» **RAW DATA**
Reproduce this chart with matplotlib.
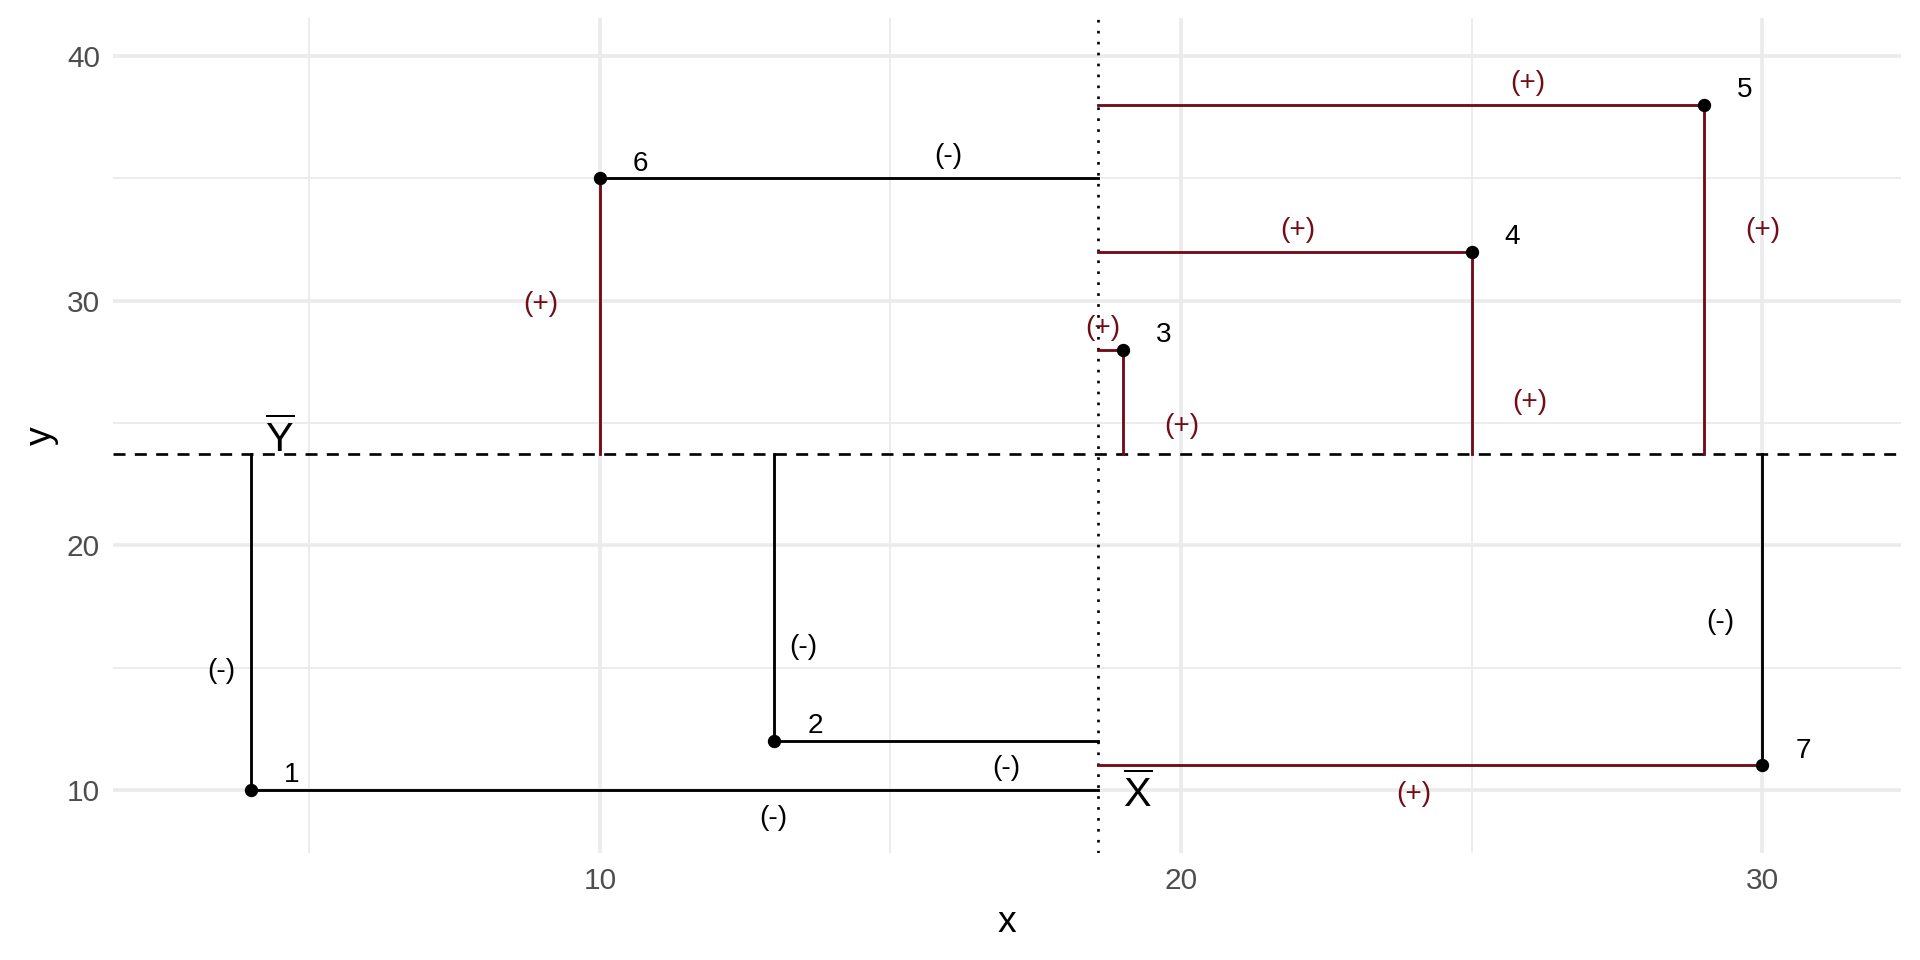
import numpy as np
import matplotlib.pyplot as plt
from matplotlib.ticker import MultipleLocator

plt.rcParams['font.family'] = ['Liberation Sans', 'DejaVu Sans']
plt.rcParams['mathtext.fontset'] = 'custom'
plt.rcParams['mathtext.rm'] = 'Liberation Sans'

# data points
xs = [4, 13, 19, 25, 29, 10, 30]
ys = [10, 12, 28, 32, 38, 35, 11]
ids = ['1', '2', '3', '4', '5', '6', '7']

# positions of the sign labels
hlab_x = [12.99, 17.0, 18.66, 22.0, 25.97, 16.0, 24.0]
hlab_y = [8.85, 10.9, 28.88, 32.88, 38.9, 35.9, 9.85]
vlab_x = [3.49, 13.5, 20.01, 26.0, 30.0, 8.99, 29.28]
vlab_y = [14.86, 15.86, 24.87, 25.87, 32.88, 29.88, 16.86]

pos_col = '#720c16'
neg_col = 'black'

xbar = np.mean(xs)
ybar = np.mean(ys)

fig = plt.figure(figsize=(10, 5), dpi=192)
ax = fig.add_axes([0.059, 0.111, 0.931, 0.870])

for i in range(len(xs)):
    dx = xs[i] - xbar
    dy = ys[i] - ybar
    cx = pos_col if dx > 0 else neg_col
    cy = pos_col if dy > 0 else neg_col
    ax.plot([xs[i], xbar], [ys[i], ys[i]], color=cx, lw=1.07, zorder=3)
    ax.plot([xs[i], xs[i]], [ys[i], ybar], color=cy, lw=1.07, zorder=3)
    ax.text(hlab_x[i], hlab_y[i], '(+)' if dx > 0 else '(-)', color=cx,
            fontsize=10.5, ha='center', va='center')
    ax.text(vlab_x[i], vlab_y[i], '(+)' if dy > 0 else '(-)', color=cy,
            fontsize=10.5, ha='center', va='center')
    ax.text(xs[i] + 0.7, ys[i] + 0.6, ids[i], fontsize=10.5,
            ha='center', va='center')

ax.plot(xs, ys, 'o', color='black', ms=4.0, zorder=4)

ax.axhline(ybar, color='black', lw=1.0, dashes=(4.5, 3.5), zorder=2)
ax.axvline(xbar, color='black', lw=1.0, dashes=(1, 3.1), zorder=2)

ax.text(4.5, ybar + 0.65, r'$\overline{\mathrm{Y}}$', fontsize=15.5,
        ha='center', va='center')
ax.text(xbar + 0.68, 9.85, r'$\overline{\mathrm{X}}$', fontsize=15.5,
        ha='center', va='center')

ax.set_xlim(1.63, 32.38)
ax.set_ylim(7.4, 41.55)
ax.xaxis.set_major_locator(MultipleLocator(10))
ax.xaxis.set_minor_locator(MultipleLocator(5))
ax.yaxis.set_major_locator(MultipleLocator(10))
ax.yaxis.set_minor_locator(MultipleLocator(5))
ax.grid(which='major', color='#ebebeb', lw=1.35, zorder=0)
ax.grid(which='minor', color='#ebebeb', lw=0.68, zorder=0)
ax.set_axisbelow(True)
for s in ax.spines.values():
    s.set_visible(False)
ax.tick_params(which='both', length=0, labelsize=11.2, labelcolor='#4d4d4d', pad=5)
ax.set_xlabel('x', fontsize=14, labelpad=4)
ax.set_ylabel('y', fontsize=14, labelpad=3)

fig.savefig('out.png', dpi=192)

» **WORK TO COMPLETE**
Begin at the first line of the material and copy each line exactly through the one containing "ax.plot(xs, ys, 'o', color='black', ms=4.0, zorder=4)". Omit pictures.

» **EXERCISE RESPONSE**
Reproduce this chart with matplotlib.
import numpy as np
import matplotlib.pyplot as plt
from matplotlib.ticker import MultipleLocator

plt.rcParams['font.family'] = ['Liberation Sans', 'DejaVu Sans']
plt.rcParams['mathtext.fontset'] = 'custom'
plt.rcParams['mathtext.rm'] = 'Liberation Sans'

# data points
xs = [4, 13, 19, 25, 29, 10, 30]
ys = [10, 12, 28, 32, 38, 35, 11]
ids = ['1', '2', '3', '4', '5', '6', '7']

# positions of the sign labels
hlab_x = [12.99, 17.0, 18.66, 22.0, 25.97, 16.0, 24.0]
hlab_y = [8.85, 10.9, 28.88, 32.88, 38.9, 35.9, 9.85]
vlab_x = [3.49, 13.5, 20.01, 26.0, 30.0, 8.99, 29.28]
vlab_y = [14.86, 15.86, 24.87, 25.87, 32.88, 29.88, 16.86]

pos_col = '#720c16'
neg_col = 'black'

xbar = np.mean(xs)
ybar = np.mean(ys)

fig = plt.figure(figsize=(10, 5), dpi=192)
ax = fig.add_axes([0.059, 0.111, 0.931, 0.870])

for i in range(len(xs)):
    dx = xs[i] - xbar
    dy = ys[i] - ybar
    cx = pos_col if dx > 0 else neg_col
    cy = pos_col if dy > 0 else neg_col
    ax.plot([xs[i], xbar], [ys[i], ys[i]], color=cx, lw=1.07, zorder=3)
    ax.plot([xs[i], xs[i]], [ys[i], ybar], color=cy, lw=1.07, zorder=3)
    ax.text(hlab_x[i], hlab_y[i], '(+)' if dx > 0 else '(-)', color=cx,
            fontsize=10.5, ha='center', va='center')
    ax.text(vlab_x[i], vlab_y[i], '(+)' if dy > 0 else '(-)', color=cy,
            fontsize=10.5, ha='center', va='center')
    ax.text(xs[i] + 0.7, ys[i] + 0.6, ids[i], fontsize=10.5,
            ha='center', va='center')

ax.plot(xs, ys, 'o', color='black', ms=4.0, zorder=4)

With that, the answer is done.